An American journalist working in Syria provides an up-close, somewhat incomplete portrait of a tense country struggling to extricate itself from Lebanon amid U.S. sanctions during the mid 2000s.
In this look into a highly censored, autocratic, secular society bedeviled by Islamist fundamentalists, Tabler chronicles his attempt to keep running an English-language startup journal, Syria Today, begun in early 2004 under the auspices of the young new Syrian president’s wife as part of a host of promised reforms when President Bashar al-Assad took office after the death of his longtime dictator father, in 2000. However, over the course of the decade, the NGOs patronized by Mrs. Assad were threatened continually when politics heated up as Syrian relations with Israel and the U.S. deteriorated, and Syria was forced to withdraw from Lebanon, which had essentially provided its economic mainstay. Tabler’s unique position as an American working to promote Syrian culture allowed him a keen perch from which to observe unfolding events. The American invasion of Iraq changed dynamics utterly in the region as Syria, sharing a border with Iraq, resisted American influence, even supporting “terrorist groups and the dying regime of Saddam Hussein.” Syria has flirted with Islamist terrorist groups such as the Popular Front for the Liberation of Palestine and Hamas, and openly supported Hezbollah, a thorn in the Israelis’ side; the Bush administration responded by imposing harsh economic sanctions.
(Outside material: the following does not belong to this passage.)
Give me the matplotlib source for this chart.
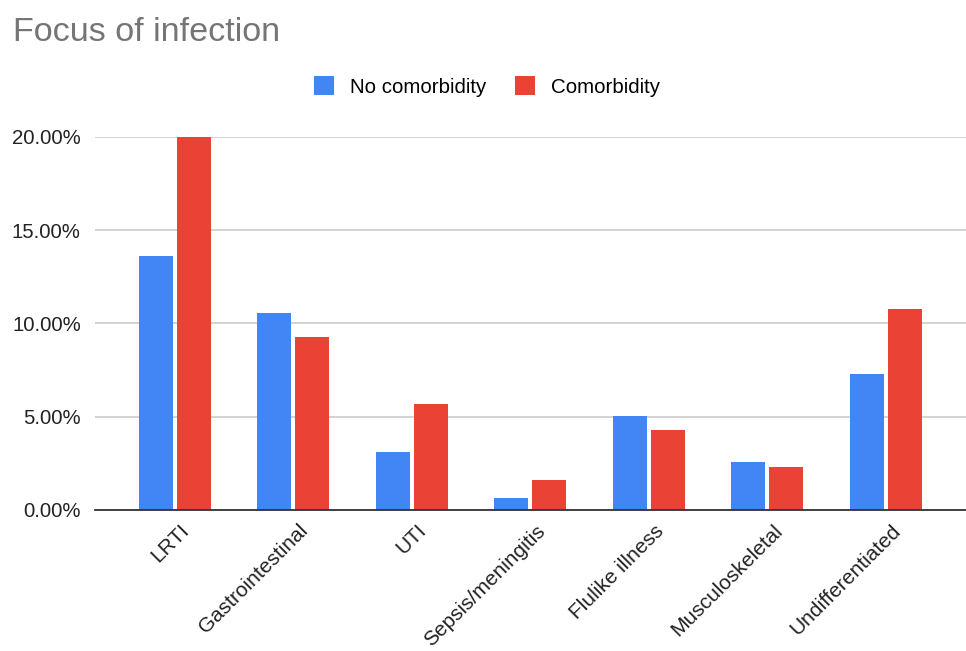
import numpy as np
import matplotlib.pyplot as plt
import matplotlib.transforms as mtransforms
from matplotlib.ticker import FuncFormatter

plt.rcParams['font.family'] = ['Liberation Sans', 'DejaVu Sans']

# dados
categorias = ['LRTI', 'Gastrointestinal', 'UTI', 'Sepsis/meningitis',
              'Flulike illness', 'Musculoskeletal', 'Undifferentiated']
sem_comorbidade = [13.62, 10.56, 3.11, 0.64, 5.04, 2.57, 7.29]
com_comorbidade = [20.00, 9.28, 5.68, 1.61, 4.29, 2.31, 10.78]
ticks_y = [0, 5, 10, 15, 20]

azul = '#4285F4'
vermelho = '#EA4335'

fig = plt.figure(figsize=(9.66, 6.51), dpi=100)
ax = fig.add_axes([0.098, 0.2166, 0.902, 0.573])

x = np.arange(len(categorias))
largura = 0.287
desloc = 0.16
ax.bar(x - desloc, sem_comorbidade, largura, color=azul, label='No comorbidity', zorder=3)
ax.bar(x + desloc, com_comorbidade, largura, color=vermelho, label='Comorbidity', zorder=3)

ax.set_xlim(-0.675, 6.675)
ax.set_ylim(0, 20)
ax.set_yticks(ticks_y)
ax.yaxis.set_major_formatter(FuncFormatter(lambda v, p: f'{v:.2f}%'))
ax.grid(axis='y', color='#cccccc', linewidth=1.2, zorder=0)

for lado in ['top', 'right', 'left']:
    ax.spines[lado].set_visible(False)
ax.spines['bottom'].set_color('#333333')
ax.spines['bottom'].set_linewidth(1.3)
ax.spines['bottom'].set_zorder(4)

ax.tick_params(axis='y', length=0, pad=10, labelsize=14.7, labelcolor='#222222')
ax.tick_params(axis='x', length=0, pad=8, labelsize=15, labelcolor='#222222')
ax.set_xticks(x)
ax.set_xticklabels(categorias, rotation=45, ha='right', va='top', rotation_mode='anchor')

# empurra os rotulos um pouco para a direita
offset = mtransforms.ScaledTranslation(5 / 100, 0, fig.dpi_scale_trans)
for rotulo in ax.get_xticklabels():
    rotulo.set_transform(rotulo.get_transform() + offset)

fig.text(0.013, 0.937, 'Focus of infection', fontsize=24.6, color='#757575')

fig.legend(loc='center', bbox_to_anchor=(0.504, 0.867), ncol=2, frameon=False,
           fontsize=14.8, handlelength=1.0, handleheight=1.0, handletextpad=0.75,
           columnspacing=1.4)

fig.savefig('out.png', dpi=100)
The suspicious bombing murder of Lebanese opposition leader Rafik al-Hariri was followed by the “battle of the protests” (the so-called Cedar Revolution) that eventually forced Syria out of the country in April 2005. Moreover, Syrian’s rapprochement with Iran caused enormous animosity with the U.S., when Iran was moving into the vacuum left by Washington.
A singular, critical look inside this compelling Arab nation.